§ **Stated goal**
Find the lines holding the word "Recreate" and collect them.

----

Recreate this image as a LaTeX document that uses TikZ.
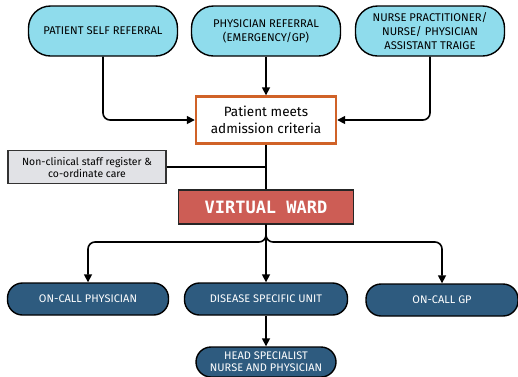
\documentclass[tikz,border=0pt]{standalone}
\usepackage{fontspec}
\setmainfont{Fira Sans}
\newfontfamily\wardfont{DejaVu Sans Mono}
\usetikzlibrary{arrows.meta, positioning, calc}

\definecolor{pilllight}{HTML}{8FDCEC}
\definecolor{pilldark}{HTML}{2E5B7F}
\definecolor{wardred}{HTML}{CD5D55}
\definecolor{admorange}{HTML}{D06228}
\definecolor{staffgray}{HTML}{E1E2E6}

\begin{document}
\begin{tikzpicture}[x=1pt, y=-1pt,
    toppill/.style={draw=black, line width=1.4pt, fill=pilllight,
        rounded corners=22pt, minimum width=149pt, minimum height=50pt,
        inner sep=1pt, align=center, font=\fontsize{11.2}{14}\selectfont},
    lowpill/.style={draw=black, line width=1.4pt, fill=pilldark, text=white,
        rounded corners=15pt, minimum width=161pt, minimum height=32pt,
        inner sep=1pt, align=center, font=\fontsize{11}{12}\selectfont},
    conn/.style={line width=1.6pt, -{Triangle[length=8pt, width=8pt]}},
    link/.style={line width=1.6pt}]
    \useasboundingbox (0,0) rectangle (518,376);

    \coordinate (P1) at (103, 31);
    \coordinate (P2) at (266, 31);
    \coordinate (P3) at (430, 31);
    \coordinate (A) at (266, 120);
    \coordinate (S) at (87, 167);
    \coordinate (W) at (266, 207);
    \coordinate (B1) at (88, 299);
    \coordinate (B2) at (266, 299);
    \coordinate (B3) at (442, 300);
    \coordinate (B4) at (266, 362);
    \coordinate (fork) at (266, 242);

    \node[toppill] (self) at (P1) {PATIENT SELF REFERRAL};
    \node[toppill] (phys) at (P2) {PHYSICIAN REFERRAL\\(EMERGENCY/GP)};
    \node[toppill] (nurse) at (P3) {NURSE PRACTITIONER/\\NURSE/ PHYSICIAN\\ASSISTANT TRAIGE};

    \node[draw=admorange, line width=2.4pt, fill=white, minimum width=140pt,
        minimum height=47pt, inner sep=1pt, align=center,
        font=\fontsize{13.5}{17}\selectfont] (adm) at (A)
        {Patient meets\\admission criteria};
    \node[draw=black!80, line width=1.2pt, fill=staffgray, minimum width=158pt,
        minimum height=33pt, inner sep=1pt, align=center,
        font=\fontsize{10.4}{12}\selectfont] (staff) at (S)
        {Non-clinical staff register \&\\co-ordinate care};
    \node[draw=black!85, line width=1.4pt, fill=wardred, text=white,
        minimum width=175pt, minimum height=34pt,
        font=\wardfont\bfseries\fontsize{17}{19}\selectfont] (ward) at (W)
        {VIRTUAL WARD};

    \node[lowpill] (oncall) at (B1) {ON-CALL PHYSICIAN};
    \node[lowpill, minimum width=163pt] (unit) at (B2) {DISEASE SPECIFIC UNIT};
    \node[lowpill, minimum width=152pt] (gp) at (B3) {ON-CALL GP};
    \node[lowpill, minimum width=140pt, minimum height=30pt] (head) at (B4)
        {HEAD SPECIALIST\\NURSE AND PHYSICIAN};

    \draw[conn, rounded corners=7pt] (self.south) |- (adm.west);
    \draw[conn] (phys.south) -- (adm.north);
    \draw[conn, rounded corners=7pt] (nurse.south) |- (adm.east);
    \draw[link] (adm.south) -- (ward.north);
    \draw[link] (staff.east) -- (staff.east -| adm.south);

    \draw[conn, rounded corners=7pt] (ward.south) -- (fork) -| (oncall.north);
    \draw[conn, rounded corners=7pt] (ward.south) -- (fork) -| (gp.north);
    \draw[conn] (ward.south) -- (unit.north);
    \draw[conn] (unit.south) -- (head.north);
\end{tikzpicture}
\end{document}
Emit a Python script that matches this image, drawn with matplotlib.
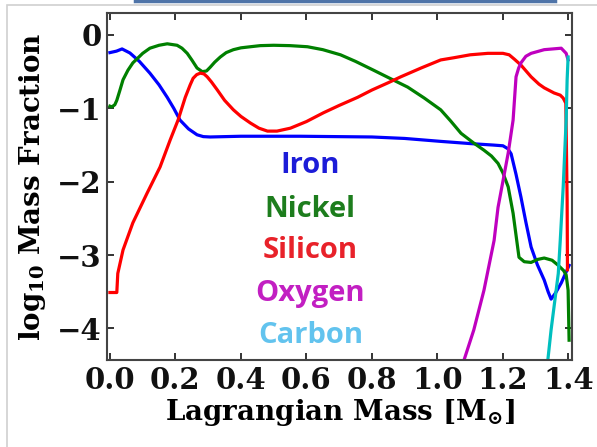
import numpy as np
import matplotlib
matplotlib.use("Agg")
import matplotlib.pyplot as plt
from matplotlib.patches import Rectangle
from matplotlib.lines import Line2D

# ---------- DATA ----------
iron_m = [0.0, 0.02, 0.037, 0.061, 0.09, 0.122, 0.15, 0.175, 0.195, 0.214, 0.24, 0.266,
          0.285, 0.306, 0.40, 0.58, 0.80, 0.90, 1.01, 1.10, 1.17, 1.20, 1.215, 1.225,
          1.24, 1.255, 1.27, 1.286, 1.305, 1.326, 1.338, 1.347, 1.36, 1.378, 1.402]
iron_x = [-0.24, -0.22, -0.19, -0.245, -0.36, -0.52, -0.68, -0.85, -1.00, -1.16, -1.28,
          -1.36, -1.385, -1.39, -1.38, -1.38, -1.39, -1.41, -1.45, -1.48, -1.50, -1.51,
          -1.55, -1.62, -1.90, -2.21, -2.55, -2.89, -3.13, -3.34, -3.50, -3.60, -3.52,
          -3.38, -3.14]

nickel_m = [0.0, 0.006, 0.015, 0.021, 0.03, 0.04, 0.055, 0.07, 0.10, 0.122, 0.15, 0.175,
            0.205, 0.22, 0.236, 0.25, 0.266, 0.282, 0.295, 0.306, 0.32, 0.337, 0.355,
            0.377, 0.40, 0.429, 0.459, 0.50, 0.55, 0.603, 0.65, 0.704, 0.75, 0.805,
            0.85, 0.909, 0.96, 1.010, 1.04, 1.072, 1.11, 1.142, 1.165, 1.185, 1.20,
            1.216, 1.231, 1.249, 1.265, 1.286, 1.305, 1.326, 1.35, 1.369, 1.385, 1.393,
            1.399, 1.402]
nickel_x = [-0.97, -0.98, -0.95, -0.89, -0.76, -0.61, -0.48, -0.38, -0.25, -0.18, -0.14,
            -0.12, -0.14, -0.18, -0.25, -0.34, -0.45, -0.50, -0.49, -0.44, -0.37, -0.30,
            -0.24, -0.20, -0.175, -0.16, -0.145, -0.14, -0.145, -0.16, -0.20, -0.27,
            -0.36, -0.48, -0.58, -0.71, -0.86, -1.02, -1.17, -1.34, -1.47, -1.57,
            -1.65, -1.75, -1.88, -2.07, -2.43, -3.03, -3.09, -3.10, -3.06, -3.04,
            -3.07, -3.14, -3.21, -3.27, -3.48, -4.16]

silicon_m = [0.0, 0.021, 0.024, 0.04, 0.07, 0.113, 0.153, 0.184, 0.208, 0.23, 0.245,
             0.254, 0.265, 0.276, 0.287, 0.297, 0.31, 0.328, 0.35, 0.377, 0.40, 0.429,
             0.455, 0.481, 0.51, 0.551, 0.60, 0.652, 0.70, 0.756, 0.80, 0.85, 0.888,
             0.95, 1.010, 1.050, 1.10, 1.154, 1.20, 1.219, 1.235, 1.255, 1.286, 1.31,
             1.326, 1.356, 1.375, 1.384, 1.392, 1.396, 1.397]
silicon_x = [-3.51, -3.51, -3.25, -2.93, -2.56, -2.16, -1.80, -1.43, -1.16, -0.85, -0.68,
             -0.59, -0.54, -0.52, -0.53, -0.57, -0.64, -0.75, -0.89, -1.02, -1.11, -1.20,
             -1.27, -1.31, -1.31, -1.27, -1.18, -1.06, -0.96, -0.85, -0.75, -0.65, -0.57,
             -0.45, -0.34, -0.31, -0.27, -0.25, -0.25, -0.27, -0.33, -0.41, -0.57, -0.67,
             -0.72, -0.79, -0.82, -0.86, -0.93, -2.25, -3.20]

oxygen_m = [1.066, 1.111, 1.142, 1.173, 1.185, 1.216, 1.231, 1.240, 1.248, 1.255, 1.27,
            1.286, 1.326, 1.378, 1.393, 1.399]
oxygen_x = [-4.64, -4.02, -3.48, -2.80, -2.35, -1.61, -1.16, -0.57, -0.45, -0.38, -0.29,
            -0.25, -0.20, -0.18, -0.25, -0.34]

carbon_m = [1.332, 1.347, 1.369, 1.375, 1.384, 1.393, 1.396, 1.399]
carbon_x = [-4.64, -4.02, -3.25, -2.80, -2.07, -1.16, -0.61, -0.30]

labels = ["Iron", "Nickel", "Silicon", "Oxygen", "Carbon"]
label_colors = ["#1c1cd8", "#1d7d1d", "#e8222a", "#c21fc2", "#62c3ee"]
label_y = [-1.88, -2.48, -3.04, -3.62, -4.20]

# ---------- STYLE ----------
plt.rcParams["font.family"] = "DejaVu Serif"
plt.rcParams["font.weight"] = "bold"
plt.rcParams["mathtext.fontset"] = "dejavuserif"
plt.rcParams["mathtext.default"] = "bf"

fig = plt.figure(figsize=(5.97, 4.47), dpi=100)
ax = fig.add_axes([0.1792, 0.1946, 0.779, 0.777])

# screenshot border + stray blue rule at top
fig.patches.append(Rectangle((0.012, -0.01), 1.0, 0.999, transform=fig.transFigure,
                             fill=False, edgecolor="#d0d0d0", lw=1.2))
fig.lines.append(Line2D([0.226, 0.93], [0.998, 0.998], transform=fig.transFigure,
                        color="#4f74a8", lw=2.5))

lw = 2.3
ax.plot(iron_m, iron_x, color="#0000ff", lw=lw, solid_joinstyle="round")
ax.plot(nickel_m, nickel_x, color="#008000", lw=lw, solid_joinstyle="round")
ax.plot(silicon_m, silicon_x, color="#ff0000", lw=lw, solid_joinstyle="round")
ax.plot(oxygen_m, oxygen_x, color="#bf00bf", lw=lw, solid_joinstyle="round")
ax.plot(carbon_m, carbon_x, color="#00bfbf", lw=lw, solid_joinstyle="round")

for name, c, y in zip(labels, label_colors, label_y):
    ax.text(0.612, y, name, color=c, ha="center", va="baseline",
            fontsize=21, fontweight="bold", family="Open Sans")

ax.set_xlim(-0.009, 1.411)
ax.set_ylim(-4.43, 0.304)
ax.set_xticks(np.arange(0, 1.41, 0.2))
ax.set_xticklabels(["%.1f" % v for v in np.arange(0, 1.41, 0.2)])
ax.set_yticks([0, -1, -2, -3, -4])
ax.set_yticklabels(["0", "\u22121", "\u22122", "\u22123", "\u22124"])

ax.tick_params(direction="in", top=True, right=True, length=5, width=1.2,
               labelsize=21, pad=4, colors="#111111")
for s in ax.spines.values():
    s.set_linewidth(1.5)
    s.set_color("#444444")

ax.set_xlabel(r"Lagrangian Mass [M$_{\odot}$]", fontsize=20, fontweight="bold", labelpad=2)
ax.set_ylabel(r"log$_{10}$ Mass Fraction", fontsize=20, fontweight="bold", labelpad=6)

fig.savefig("out.png", dpi=100)
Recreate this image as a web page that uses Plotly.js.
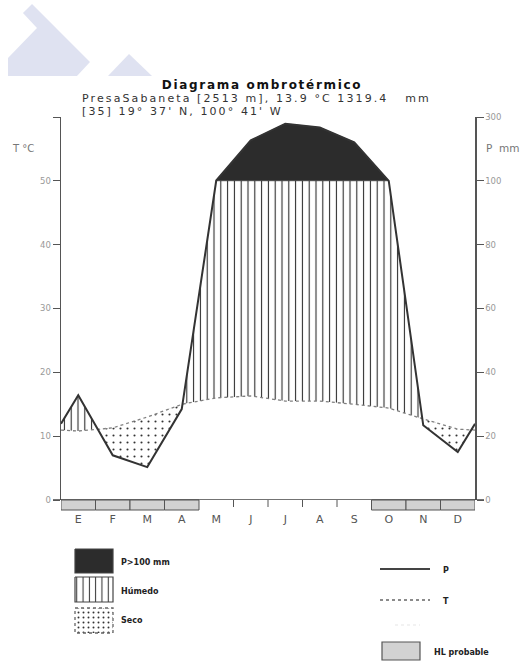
<!DOCTYPE html>
<html>
<head>
<meta charset="utf-8">
<script src="https://cdn.plot.ly/plotly-3.0.1.min.js"></script>
<style>html,body{margin:0;padding:0;background:#fff;}#chart{width:532px;height:663px;}</style>
</head>
<body>
<div id="chart"></div>
<script>
// ---- data ----
const months = ['E','F','M','A','M','J','J','A','S','O','N','D'];
const precip = [32.8, 14.0, 10.3, 28.5, 101, 227, 279, 267, 221, 100, 23.4, 15.0]; // mm
const temp = [10.8, 11.3, 13.0, 15.0, 16.0, 16.3, 15.5, 15.5, 15.0, 14.4, 12.7, 11.1]; // °C
const hlProbable = [1,1,1,1,0,0,0,0,0,1,1,1];
const leftTickVals = [0,20,40,60,80,100,120];
const leftTickText = ['0','10','20','30','40','50',''];
const rightTickText = ['0','20','40','60','80','100','300'];

// ---- geometry helpers (page pixels -> paper) ----
const PL=61, PR=475, PT=117, PB=663, AX0=500;
const d0 = (PB-AX0)/(PB-PT);
const px = x => (x-PL)/(PR-PL);
const py = y => (PB-y)/(PB-PT);

// Walter-Lieth scale: P (mm) <=100 linear, above compressed 1/10; T*2
const pScale = p => p<=100 ? p : 100 + (p-100)/10;
const tScale = t => 2*t;

// base points: month centres plus wrap-around edge values
const edgeP = (precip[11]+precip[0])/2, edgeT = (temp[11]+temp[0])/2;
const bx = [0].concat(months.map((m,i)=>i+0.5)).concat([12]);
const bp = [pScale(edgeP)].concat(precip.map(pScale)).concat([pScale(edgeP)]);
const bt = [tScale(edgeT)].concat(temp.map(tScale)).concat([tScale(edgeT)]);

// insert crossing points
let xs=[], ps=[], ts=[];
for(let i=0;i<bx.length;i++){
  xs.push(bx[i]); ps.push(bp[i]); ts.push(bt[i]);
  if(i===bx.length-1) break;
  const cand=[];
  const d1=bp[i]-bt[i], d2=bp[i+1]-bt[i+1];
  if(d1*d2<0) cand.push(d1/(d1-d2));
  const e1=bp[i]-100, e2=bp[i+1]-100;
  if(e1*e2<0) cand.push(e1/(e1-e2));
  cand.sort((a,b)=>a-b).forEach(f=>{
    xs.push(bx[i]+f*(bx[i+1]-bx[i]));
    ps.push(bp[i]+f*(bp[i+1]-bp[i]));
    ts.push(bt[i]+f*(bt[i+1]-bt[i]));
  });
}
const humTop = xs.map((x,i)=>Math.max(ts[i], Math.min(ps[i],100)));
const secoBot = xs.map((x,i)=>Math.min(ts[i], ps[i]));
// polygon for P > 100 mm
const wetIdx = xs.map((x,i)=>i).filter(i=>ps[i]>=100-1e-9);
const blackX = wetIdx.map(i=>xs[i]).concat([xs[wetIdx[wetIdx.length-1]], xs[wetIdx[0]]]);
const blackY = wetIdx.map(i=>ps[i]).concat([100,100]);

const inv = {width:0, color:'rgba(0,0,0,0)'};
const base = {type:'scatter', mode:'lines', hoverinfo:'skip', showlegend:false};
const traces = [
  Object.assign({}, base, {x:xs, y:ts, line:inv}),
  Object.assign({}, base, {x:xs, y:humTop, line:inv, fill:'tonexty', fillcolor:'rgba(255,255,255,0)',
     fillpattern:{shape:'|', size:6.8, solidity:0.16, fgcolor:'#2a2a2a', bgcolor:'rgba(255,255,255,0)'}}),
  Object.assign({}, base, {x:xs, y:ts, line:inv}),
  Object.assign({}, base, {x:xs, y:secoBot, line:inv, fill:'tonexty', fillcolor:'rgba(255,255,255,0)',
     fillpattern:{shape:'.', size:7, solidity:0.07, fgcolor:'#333', bgcolor:'rgba(255,255,255,0)'}}),
  Object.assign({}, base, {x:blackX, y:blackY, line:{width:0.5, color:'#2c2c2c'}, fill:'toself', fillcolor:'#2c2c2c'}),
  Object.assign({}, base, {x:xs, y:ts, line:{color:'#808080', width:1.3, dash:'dot'}}),
  Object.assign({}, base, {x:xs, y:ps, line:{color:'#333', width:2}}),
  {type:'scatter', x:[0], y:[0], yaxis:'y2', mode:'markers', marker:{opacity:0}, hoverinfo:'skip', showlegend:false}
];

// legend swatches (on an auxiliary pixel-coordinate axis pair)
function box(x0,y0,x1,y1){return {x:[x0,x1,x1,x0,x0], y:[y0,y0,y1,y1,y0]};}
const sw1 = box(75,549,113,573), sw2 = box(75,577,113,602), sw3 = box(75,608,113,633);
traces.push(Object.assign({}, base, sw1, {xaxis:'x3', yaxis:'y3', fill:'toself', fillcolor:'#2c2c2c', line:{color:'#444', width:1.2}}));
traces.push(Object.assign({}, base, sw2, {xaxis:'x3', yaxis:'y3', fill:'toself', fillcolor:'rgba(255,255,255,0)', line:{color:'#444', width:1.2},
   fillpattern:{shape:'|', size:6.3, solidity:0.16, fgcolor:'#2a2a2a', bgcolor:'rgba(255,255,255,0)'}}));
traces.push(Object.assign({}, base, sw3, {xaxis:'x3', yaxis:'y3', fill:'toself', fillcolor:'rgba(255,255,255,0)', line:{color:'#666', width:1.3, dash:'dot'},
   fillpattern:{shape:'.', size:5, solidity:0.12, fgcolor:'#333', bgcolor:'rgba(255,255,255,0)'}}));

const shapes = [];
// watermark
const wm1 = [[32,4],[90,62],[77,76],[8,76],[8,58],[37,28],[23,13]];
const wm2 = [[108,76],[129,54],[152,76]];
[wm1,wm2].forEach(pts=>{
  shapes.push({type:'path', xref:'paper', yref:'paper', layer:'below',
    path:'M '+pts.map(p=>px(p[0]).toFixed(4)+','+py(p[1]).toFixed(4)).join(' L ')+' Z',
    fillcolor:'#dfe2f1', line:{width:0}});
});
// month band: HL boxes and boundary ticks
hlProbable.forEach((h,i)=>{
  if(h) shapes.push({type:'rect', xref:'x', yref:'paper', x0:i, x1:i+1, y0:py(510), y1:py(500),
    fillcolor:'#d2d2d2', line:{color:'#555', width:1}});
});
for(let i=1;i<12;i++){
  if(!hlProbable[i-1] && !hlProbable[i])
    shapes.push({type:'line', xref:'x', yref:'paper', x0:i, x1:i, y0:py(507), y1:py(500), line:{color:'#555', width:1}});
}
// zero line
shapes.push({type:'line', xref:'paper', yref:'y', x0:px(53), x1:px(484), y0:0, y1:0, line:{color:'#444', width:1.4}});
// legend lines & box
shapes.push({type:'line', xref:'paper', yref:'paper', x0:px(380), x1:px(430), y0:py(569), y1:py(569), line:{color:'#444', width:2}});
shapes.push({type:'line', xref:'paper', yref:'paper', x0:px(380), x1:px(430), y0:py(600), y1:py(600), line:{color:'#666', width:1.3, dash:'dot'}});
shapes.push({type:'line', xref:'paper', yref:'paper', x0:px(395), x1:px(420), y0:py(625), y1:py(625), line:{color:'#eeeeee', width:1.5, dash:'dot'}});
shapes.push({type:'rect', xref:'paper', yref:'paper', x0:px(382), x1:px(420), y0:py(660), y1:py(642), fillcolor:'#d2d2d2', line:{color:'#555', width:1.2}});

const F = 'DejaVu Sans, Liberation Sans, sans-serif';
const ann = (text,x,y,o)=>Object.assign({text:text, xref:'paper', yref:'paper', x:px(x), y:py(y), showarrow:false,
   xanchor:'left', yanchor:'middle', font:{family:F, size:8, color:'#222'}}, o||{});
const annotations = [
  ann('<b>Diagrama ombrotérmico</b>', 262, 85, {xanchor:'center', font:{family:F, size:12, color:'#111'}}),
  ann('PresaSabaneta [2513 m], 13.9 °C 1319.4\u00a0\u00a0\u00a0mm', 82, 98.5, {font:{family:F, size:11, color:'#333'}}),
  ann('[35] 19° 37\' N, 100° 41\' W', 82, 111.5, {font:{family:F, size:11, color:'#333'}}),
  ann('T °C', 23, 148, {xanchor:'center', font:{family:F, size:10, color:'#777'}}),
  ann('P  mm', 502, 148, {xanchor:'center', font:{family:F, size:10.5, color:'#777'}}),
  ann('<b>P>100 mm</b>', 119, 562),
  ann('<b>Húmedo</b>', 119, 591),
  ann('<b>Seco</b>', 119, 620),
  ann('<b>P</b>', 441, 570),
  ann('<b>T</b>', 441, 601),
  ann('<b>HL probable</b>', 432, 652)
];
// letter spacing and target placement (left edge or centre, page px) for the header lines
const spacing = {0:{ls:'1.7px', centre:262}, 1:{ls:'2.1px', left:82}, 2:{ls:'2.1px', left:82}};

const layout = {
  width:532, height:663,
  margin:{l:PL, r:532-PR, t:PT, b:0, pad:0},
  paper_bgcolor:'#fff', plot_bgcolor:'rgba(0,0,0,0)',
  showlegend:false,
  xaxis:{range:[0,12], domain:[0,1], anchor:'y', showgrid:false, zeroline:false, showline:false,
    tickmode:'array', tickvals:months.map((m,i)=>i+0.5), ticktext:months,
    ticks:'outside', ticklen:9, tickcolor:'rgba(0,0,0,0)',
    tickfont:{family:F, size:11, color:'#555'}, fixedrange:true},
  yaxis:{range:[0,120], domain:[d0,1], anchor:'x', showgrid:false, zeroline:false, showline:true,
    linecolor:'#555', linewidth:1.5, ticks:'outside', ticklen:7, tickcolor:'#555', tickwidth:1,
    tickmode:'array', tickvals:leftTickVals, ticktext:leftTickText,
    tickfont:{family:F, size:8.5, color:'#999'}},
  yaxis2:{range:[0,120], overlaying:'y', side:'right', anchor:'x', showgrid:false, zeroline:false, showline:true,
    linecolor:'#555', linewidth:1.5, ticks:'outside', ticklen:7, tickcolor:'#555', tickwidth:1,
    tickmode:'array', tickvals:leftTickVals, ticktext:rightTickText,
    tickfont:{family:F, size:8.5, color:'#999'}},
  xaxis3:{domain:[0,1], anchor:'y3', range:[PL,PR], visible:false, fixedrange:true},
  yaxis3:{domain:[0,d0], anchor:'x3', range:[PB,AX0], visible:false, fixedrange:true},
  shapes:shapes,
  annotations:annotations
};

Plotly.newPlot('chart', traces, layout, {staticPlot:true, displayModeBar:false}).then(gd=>{
  const host = gd.getBoundingClientRect();
  gd.querySelectorAll('.annotation').forEach(a=>{
    const s = spacing[a.getAttribute('data-index')];
    if(!s) return;
    const t = a.querySelector('.annotation-text');
    if(!t) return;
    t.setAttribute('letter-spacing', s.ls);
    const r = t.getBoundingClientRect();
    let dx = 0;
    if(s.left !== undefined) dx = s.left - (r.left - host.left);
    else dx = s.centre - ((r.left + r.right)/2 - host.left);
    const prev = t.getAttribute('transform') || '';
    t.setAttribute('transform', prev + ' translate(' + dx.toFixed(2) + ',0)');
  });
});
</script>
</body>
</html>
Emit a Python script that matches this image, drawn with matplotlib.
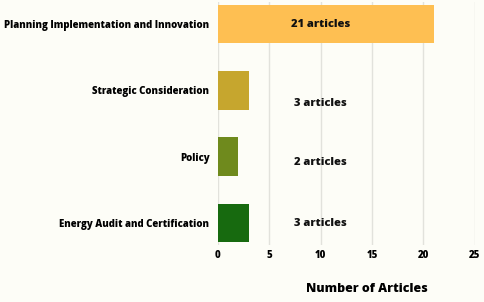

----

§ **Response to this exercise**
Recreate this image as a LaTeX document that uses TikZ.
Recreate this image as a web page that uses Plotly.js.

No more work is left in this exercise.